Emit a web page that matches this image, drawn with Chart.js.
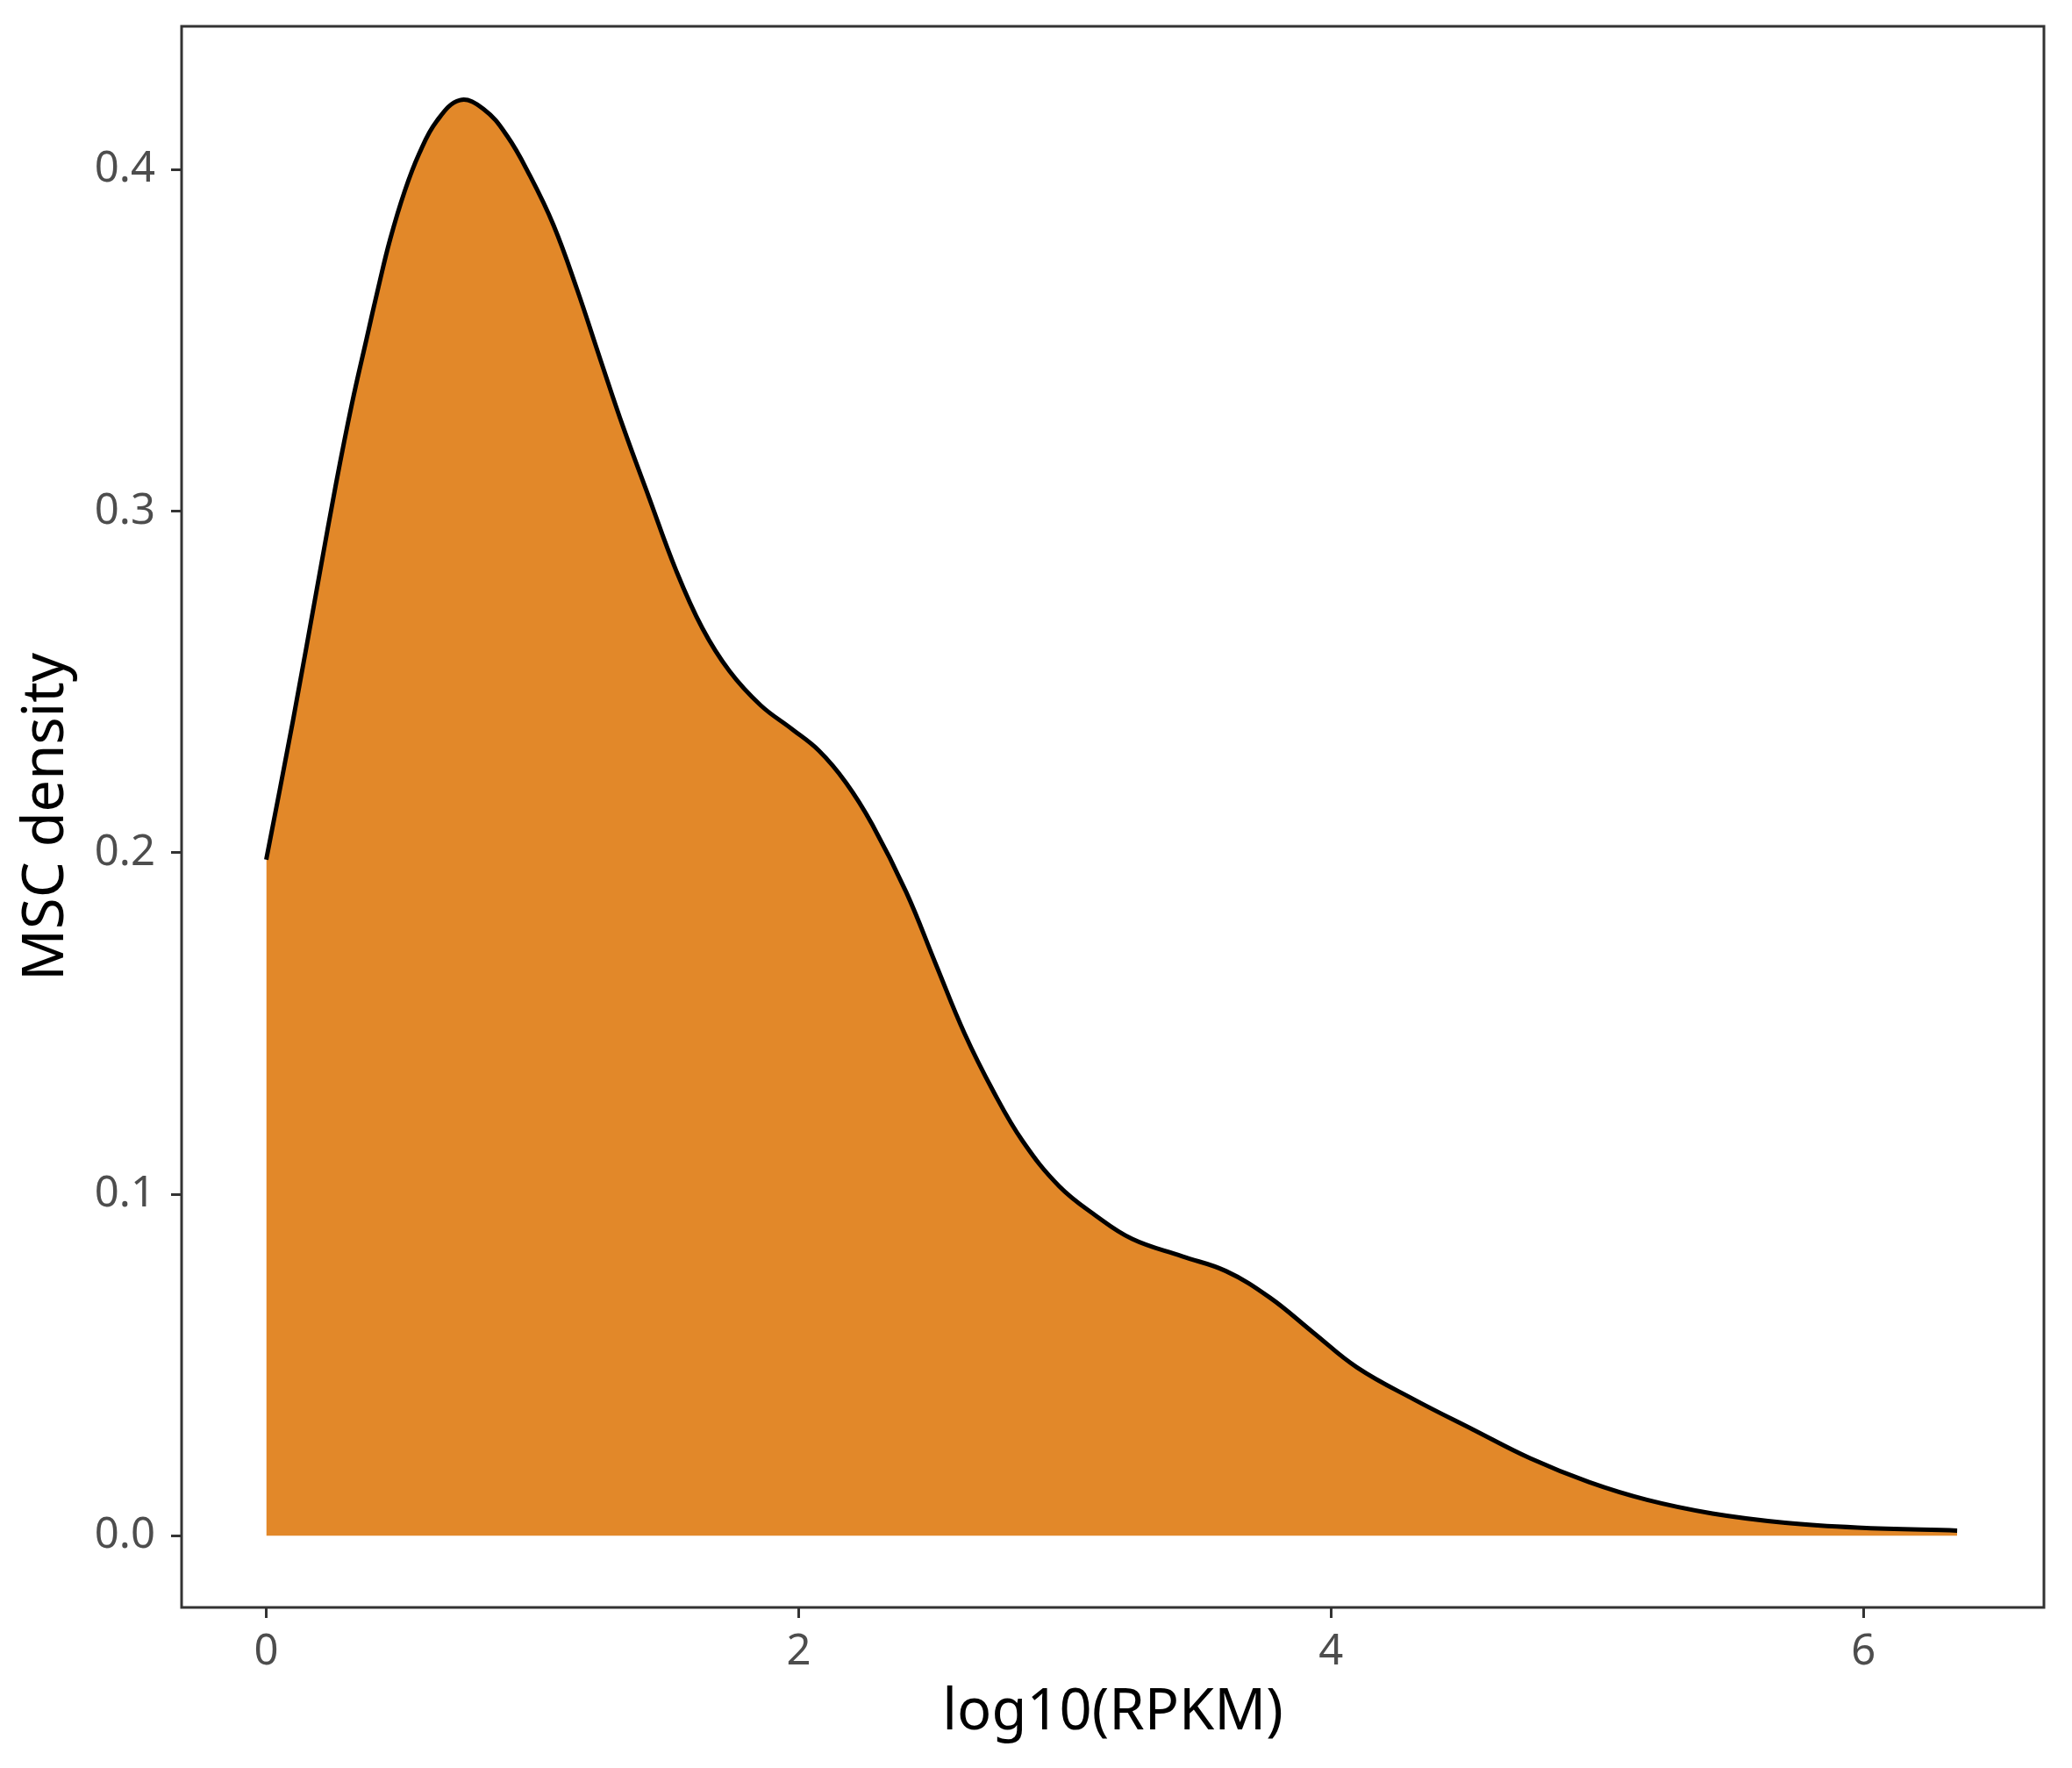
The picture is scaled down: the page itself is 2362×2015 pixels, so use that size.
<!DOCTYPE html>
<html lang="en">
<head>
    <meta charset="UTF-8">
    <title>MSC density</title>
    <script src="https://cdn.jsdelivr.net/npm/chart.js"></script>
    <style>
        html, body {
            margin: 0;
            padding: 0;
            background: #ffffff;
        }
        .chart-container {
            width: 2362px;
            height: 2015px;
        }
    </style>
</head>
<body>
    <div class="chart-container">
        <canvas id="myChart"></canvas>
    </div>

    <script>
        // density curve
        const logRpkm = [0, 0.1, 0.2, 0.262, 0.322, 0.377, 0.421, 0.465, 0.52, 0.575,
            0.64, 0.728, 0.816, 0.904, 0.991, 1.079, 1.167, 1.254, 1.342, 1.438,
            1.539, 1.638, 1.74, 1.857, 1.975, 2.076, 2.177, 2.277, 2.405, 2.513,
            2.623, 2.733, 2.842, 2.978, 3.115, 3.253, 3.441, 3.605, 3.769, 3.933,
            4.097, 4.314, 4.533, 4.75, 4.969, 5.187, 5.433, 5.706, 5.977, 6.352];
        const density = [0.198, 0.2385, 0.2815, 0.308, 0.3315, 0.3505, 0.3655, 0.3795, 0.3937, 0.4048,
            0.4142, 0.4204, 0.4178, 0.41, 0.3982, 0.3838, 0.3651, 0.3447, 0.3244, 0.304,
            0.2828, 0.2658, 0.2532, 0.2432, 0.2362, 0.2299, 0.2206, 0.2082, 0.1883, 0.1678,
            0.1471, 0.1299, 0.1155, 0.1024, 0.0938, 0.0869, 0.0818, 0.0775, 0.0698, 0.0595,
            0.0493, 0.0398, 0.0311, 0.0226, 0.0157, 0.0105, 0.0065, 0.0038, 0.0024, 0.0015];

        const xTicks = [0, 2, 4, 6];
        const yTicks = [0.0, 0.1, 0.2, 0.3, 0.4];

        const FONT = '"Noto Sans", "Open Sans", sans-serif';

        // ggplot style panel border round the plot area
        const panelBorder = {
            id: 'panelBorder',
            afterDraw(chart) {
                const a = chart.chartArea;
                const ctx = chart.ctx;
                ctx.save();
                ctx.strokeStyle = '#333333';
                ctx.lineWidth = 3;
                ctx.strokeRect(a.left, a.top, a.right - a.left, a.bottom - a.top);
                ctx.restore();
            }
        };

        const points = logRpkm.map((x, i) => ({ x: x, y: density[i] }));

        const ctx = document.getElementById('myChart').getContext('2d');
        new Chart(ctx, {
            type: 'line',
            data: {
                datasets: [{
                    label: 'MSC',
                    data: points,
                    borderColor: '#000000',
                    borderWidth: 5,
                    backgroundColor: 'rgb(226, 136, 41)',
                    fill: 'origin',
                    pointRadius: 0,
                    tension: 0.4
                }]
            },
            plugins: [panelBorder],
            options: {
                responsive: true,
                maintainAspectRatio: false,
                devicePixelRatio: 1,
                animation: false,
                layout: {
                    padding: { top: 30, right: 32, left: 0, bottom: 0 }
                },
                plugins: {
                    legend: { display: false },
                    tooltip: { enabled: false }
                },
                scales: {
                    x: {
                        type: 'linear',
                        min: -0.318,
                        max: 6.678,
                        afterBuildTicks: function(scale) {
                            scale.ticks = xTicks.map(v => ({ value: v }));
                        },
                        afterFit: function(scale) {
                            scale.height = 183;
                            scale.paddingLeft = 0;
                            scale.paddingRight = 0;
                        },
                        grid: {
                            drawOnChartArea: false,
                            drawTicks: true,
                            tickLength: 12,
                            color: '#333333',
                            lineWidth: 3
                        },
                        border: { display: false },
                        ticks: {
                            padding: 10,
                            color: '#4d4d4d',
                            font: { family: FONT, size: 49 },
                            maxRotation: 0,
                            callback: function(value) { return String(value); }
                        },
                        title: {
                            display: true,
                            text: 'log10(RPKM)',
                            color: '#000000',
                            font: { family: FONT, size: 65 },
                            padding: { top: 0, bottom: 24 }
                        }
                    },
                    y: {
                        type: 'linear',
                        min: -0.021,
                        max: 0.442,
                        afterBuildTicks: function(scale) {
                            scale.ticks = yTicks.map(v => ({ value: v }));
                        },
                        afterFit: function(scale) {
                            scale.width = 207;
                            scale.paddingTop = 0;
                            scale.paddingBottom = 0;
                        },
                        grid: {
                            drawOnChartArea: false,
                            drawTicks: true,
                            tickLength: 12,
                            color: '#333333',
                            lineWidth: 3
                        },
                        border: { display: false },
                        ticks: {
                            padding: 18,
                            color: '#4d4d4d',
                            font: { family: FONT, size: 49 },
                            callback: function(value) { return Number(value).toFixed(1); }
                        },
                        title: {
                            display: true,
                            text: 'MSC density',
                            color: '#000000',
                            font: { family: FONT, size: 65 },
                            padding: { top: 14, bottom: 0 }
                        }
                    }
                }
            }
        });
    </script>
</body>
</html>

····················

Repeat all the data as it stands, dropping any images it holds.

Emit a web page that matches this image, drawn with Chart.js.
The picture is scaled down: the page itself is 2362×2015 pixels, so use that size.
<!DOCTYPE html>
<html lang="en">
<head>
    <meta charset="UTF-8">
    <title>MSC density</title>
    <script src="https://cdn.jsdelivr.net/npm/chart.js"></script>
    <style>
        html, body {
            margin: 0;
            padding: 0;
            background: #ffffff;
        }
        .chart-container {
            width: 2362px;
            height: 2015px;
        }
    </style>
</head>
<body>
    <div class="chart-container">
        <canvas id="myChart"></canvas>
    </div>

    <script>
        // density curve
        const logRpkm = [0, 0.1, 0.2, 0.262, 0.322, 0.377, 0.421, 0.465, 0.52, 0.575,
            0.64, 0.728, 0.816, 0.904, 0.991, 1.079, 1.167, 1.254, 1.342, 1.438,
            1.539, 1.638, 1.74, 1.857, 1.975, 2.076, 2.177, 2.277, 2.405, 2.513,
            2.623, 2.733, 2.842, 2.978, 3.115, 3.253, 3.441, 3.605, 3.769, 3.933,
            4.097, 4.314, 4.533, 4.75, 4.969, 5.187, 5.433, 5.706, 5.977, 6.352];
        const density = [0.198, 0.2385, 0.2815, 0.308, 0.3315, 0.3505, 0.3655, 0.3795, 0.3937, 0.4048,
            0.4142, 0.4204, 0.4178, 0.41, 0.3982, 0.3838, 0.3651, 0.3447, 0.3244, 0.304,
            0.2828, 0.2658, 0.2532, 0.2432, 0.2362, 0.2299, 0.2206, 0.2082, 0.1883, 0.1678,
            0.1471, 0.1299, 0.1155, 0.1024, 0.0938, 0.0869, 0.0818, 0.0775, 0.0698, 0.0595,
            0.0493, 0.0398, 0.0311, 0.0226, 0.0157, 0.0105, 0.0065, 0.0038, 0.0024, 0.0015];

        const xTicks = [0, 2, 4, 6];
        const yTicks = [0.0, 0.1, 0.2, 0.3, 0.4];

        const FONT = '"Noto Sans", "Open Sans", sans-serif';

        // ggplot style panel border round the plot area
        const panelBorder = {
            id: 'panelBorder',
            afterDraw(chart) {
                const a = chart.chartArea;
                const ctx = chart.ctx;
                ctx.save();
                ctx.strokeStyle = '#333333';
                ctx.lineWidth = 3;
                ctx.strokeRect(a.left, a.top, a.right - a.left, a.bottom - a.top);
                ctx.restore();
            }
        };

        const points = logRpkm.map((x, i) => ({ x: x, y: density[i] }));

        const ctx = document.getElementById('myChart').getContext('2d');
        new Chart(ctx, {
            type: 'line',
            data: {
                datasets: [{
                    label: 'MSC',
                    data: points,
                    borderColor: '#000000',
                    borderWidth: 5,
                    backgroundColor: 'rgb(226, 136, 41)',
                    fill: 'origin',
                    pointRadius: 0,
                    tension: 0.4
                }]
            },
            plugins: [panelBorder],
            options: {
                responsive: true,
                maintainAspectRatio: false,
                devicePixelRatio: 1,
                animation: false,
                layout: {
                    padding: { top: 30, right: 32, left: 0, bottom: 0 }
                },
                plugins: {
                    legend: { display: false },
                    tooltip: { enabled: false }
                },
                scales: {
                    x: {
                        type: 'linear',
                        min: -0.318,
                        max: 6.678,
                        afterBuildTicks: function(scale) {
                            scale.ticks = xTicks.map(v => ({ value: v }));
                        },
                        afterFit: function(scale) {
                            scale.height = 183;
                            scale.paddingLeft = 0;
                            scale.paddingRight = 0;
                        },
                        grid: {
                            drawOnChartArea: false,
                            drawTicks: true,
                            tickLength: 12,
                            color: '#333333',
                            lineWidth: 3
                        },
                        border: { display: false },
                        ticks: {
                            padding: 10,
                            color: '#4d4d4d',
                            font: { family: FONT, size: 49 },
                            maxRotation: 0,
                            callback: function(value) { return String(value); }
                        },
                        title: {
                            display: true,
                            text: 'log10(RPKM)',
                            color: '#000000',
                            font: { family: FONT, size: 65 },
                            padding: { top: 0, bottom: 24 }
                        }
                    },
                    y: {
                        type: 'linear',
                        min: -0.021,
                        max: 0.442,
                        afterBuildTicks: function(scale) {
                            scale.ticks = yTicks.map(v => ({ value: v }));
                        },
                        afterFit: function(scale) {
                            scale.width = 207;
                            scale.paddingTop = 0;
                            scale.paddingBottom = 0;
                        },
                        grid: {
                            drawOnChartArea: false,
                            drawTicks: true,
                            tickLength: 12,
                            color: '#333333',
                            lineWidth: 3
                        },
                        border: { display: false },
                        ticks: {
                            padding: 18,
                            color: '#4d4d4d',
                            font: { family: FONT, size: 49 },
                            callback: function(value) { return Number(value).toFixed(1); }
                        },
                        title: {
                            display: true,
                            text: 'MSC density',
                            color: '#000000',
                            font: { family: FONT, size: 65 },
                            padding: { top: 14, bottom: 0 }
                        }
                    }
                }
            }
        });
    </script>
</body>
</html>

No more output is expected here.